Physicists at Michigan State University have developed a groundbreaking method to detect single-atom defects in semiconductors, potentially revolutionizing the analysis of materials used in modern electronics.
The research team, led by Tyler Cocker, combined high-resolution microscopy with ultrafast lasers to create a technique that offers unprecedented precision in spotting misfit atoms in semiconductor materials. This advancement is crucial for the development of increasingly compact and powerful electronic devices.
“When you have nanoscale electronics, it’s really important to make sure that electrons can move the way you want them to,” Cocker explained. The ability to precisely locate and understand these atomic-scale defects is vital for engineering next-generation semiconductors, including materials that are only one atom thick.
The new method builds upon existing scanning tunneling microscope (STM) technology by incorporating terahertz laser pulses.

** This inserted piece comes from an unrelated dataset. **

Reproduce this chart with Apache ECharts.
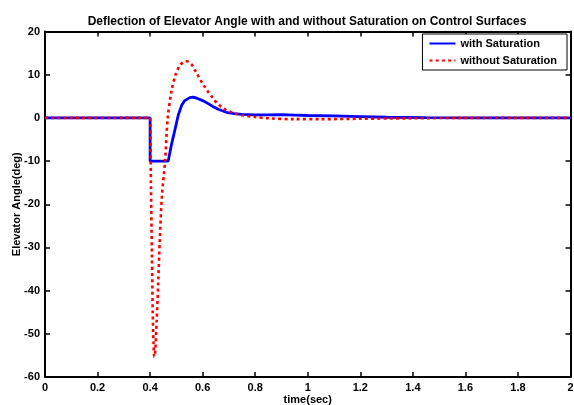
<!DOCTYPE html>
<html>
<head>
<meta charset="utf-8">
<script src="https://cdn.jsdelivr.net/npm/echarts@6/dist/echarts.min.js"></script>
<style>
  html, body { margin: 0; padding: 0; background: #fff; }
  #chart { width: 574px; height: 405px; }
</style>
</head>
<body>
<div id="chart"></div>
<script>
// Elevator deflection response (deg) over time (s)
const withSatTime = [0, 0.4, 0.4, 0.469, 0.482, 0.494, 0.507, 0.52, 0.532, 0.551, 0.564, 0.58, 0.6, 0.621, 0.64, 0.66, 0.672, 0.69, 0.72, 0.75, 0.8, 0.85, 0.9, 0.95, 1.0, 1.1, 1.2, 1.3, 1.45, 1.6, 2.0];
const withSatValue = [0, 0, -10, -10, -6, -2.9, 0.6, 2.9, 4.0, 4.7, 4.8, 4.5, 4.0, 3.3, 2.6, 2.0, 1.7, 1.3, 1.0, 0.8, 0.7, 0.7, 0.75, 0.65, 0.55, 0.45, 0.3, 0.15, 0.05, 0, 0];

const noSatTime = [0, 0.4, 0.403, 0.407, 0.41, 0.413, 0.416, 0.419, 0.425, 0.431, 0.437, 0.445, 0.457, 0.467, 0.482, 0.498, 0.51, 0.52, 0.53, 0.54, 0.55, 0.56, 0.571, 0.584, 0.596, 0.609, 0.621, 0.634, 0.646, 0.66, 0.672, 0.69, 0.71, 0.73, 0.75, 0.8, 0.85, 0.95, 1.05, 1.2, 1.4, 1.6, 2.0];
const noSatValue = [0, 0, -15, -32, -45, -52, -55.3, -54.5, -47, -38, -28, -18, -10, 0, 6.4, 10.2, 11.8, 12.6, 13.0, 13.1, 12.8, 12.2, 11.0, 9.6, 8.3, 7.1, 6.0, 5.0, 4.0, 3.2, 2.5, 1.8, 1.3, 0.9, 0.6, 0.2, -0.1, -0.3, -0.3, -0.2, -0.1, 0, 0];

const xTickLabels = ['0', '0.2', '0.4', '0.6', '0.8', '1', '1.2', '1.4', '1.6', '1.8', '2'];
const yTickLabels = ['-60', '-50', '-40', '-30', '-20', '-10', '0', '10', '20'];

const zip = (xs, ys) => xs.map((x, i) => [x, ys[i]]);

const font = 'Liberation Sans, Arial, sans-serif';
const labelStyle = { color: '#000', fontFamily: font, fontWeight: 'bold', fontSize: 11 };
const tickStyle = { show: true, inside: true, length: 5, lineStyle: { color: '#000', width: 1.5 } };
const lineStyle = { color: '#000', width: 2 };

const chart = echarts.init(document.getElementById('chart'));
chart.setOption({
  animation: false,
  backgroundColor: '#fff',
  title: {
    text: 'Deflection of Elevator Angle with and without Saturation on Control Surfaces',
    left: 302, top: 11, textAlign: 'center',
    textStyle: { color: '#000', fontFamily: font, fontWeight: 'bold', fontSize: 12 }
  },
  legend: {
    orient: 'vertical', right: 7, top: 34,
    itemWidth: 26, itemHeight: 10, itemGap: 6,
    borderColor: '#000', borderWidth: 1, backgroundColor: '#fff',
    padding: [4, 10, 4, 6],
    itemStyle: { opacity: 0 },
    textStyle: { color: '#000', fontFamily: font, fontWeight: 'bold', fontSize: 11 },
    data: ['with Saturation', 'without Saturation']
  },
  grid: { left: 45, right: 3.5, top: 31.5, bottom: 28, containLabel: false, outerBoundsMode: 'none' },
  xAxis: [{
    type: 'value', min: 0, max: 2, interval: 0.2,
    name: 'time(sec)', nameLocation: 'middle', nameGap: 17, nameMoveOverlap: false,
    nameTextStyle: labelStyle,
    axisLine: { show: true, onZero: false, lineStyle },
    axisTick: tickStyle,
    axisLabel: Object.assign({ margin: 5, formatter: (v) => xTickLabels[Math.round(v / 0.2)] }, labelStyle),
    splitLine: { show: false }
  }, {
    type: 'value', min: 0, max: 2, interval: 0.2, position: 'top',
    axisLine: { show: true, onZero: false, lineStyle },
    axisTick: tickStyle, axisLabel: { show: false }, splitLine: { show: false }
  }],
  yAxis: [{
    type: 'value', min: -60, max: 20, interval: 10,
    name: 'Elevator Angle(deg)', nameLocation: 'middle', nameGap: 23, nameMoveOverlap: false,
    nameTextStyle: labelStyle,
    axisLine: { show: true, onZero: false, lineStyle },
    axisTick: tickStyle,
    axisLabel: Object.assign({ margin: 5, formatter: (v) => yTickLabels[Math.round((v + 60) / 10)] }, labelStyle),
    splitLine: { show: false }
  }, {
    type: 'value', min: -60, max: 20, interval: 10, position: 'right',
    axisLine: { show: true, onZero: false, lineStyle },
    axisTick: tickStyle, axisLabel: { show: false }, splitLine: { show: false }
  }],
  series: [{
    name: 'with Saturation', type: 'line', symbol: 'none',
    data: zip(withSatTime, withSatValue),
    lineStyle: { color: '#0000ff', width: 2.8 },
    itemStyle: { color: '#0000ff' }
  }, {
    name: 'without Saturation', type: 'line', symbol: 'none', smooth: 0.3,
    data: zip(noSatTime, noSatValue),
    lineStyle: { color: '#ff0000', width: 2.6, type: [3, 3.2] },
    itemStyle: { color: '#ff0000' }
  }]
});
</script>
</body>
</html>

When the STM tip encounters a defect atom, such as silicon in a gallium arsenide sample, it produces a distinct signal that can be easily detected.
“Here was this defect that people have been hunting for over forty years, and we could see it ringing like a bell,” Cocker said, emphasizing the clarity and significance of their findings.
The technique has already garnered excitement in the scientific community, with colleagues congratulating the team on their achievement. Cocker’s lab is now applying this method to other materials, including atomically thin graphene nanoribbons.
As the push for smaller and more efficient electronic components continues, this new tool promises to play a crucial role in the development and analysis of next-generation semiconductor technologies.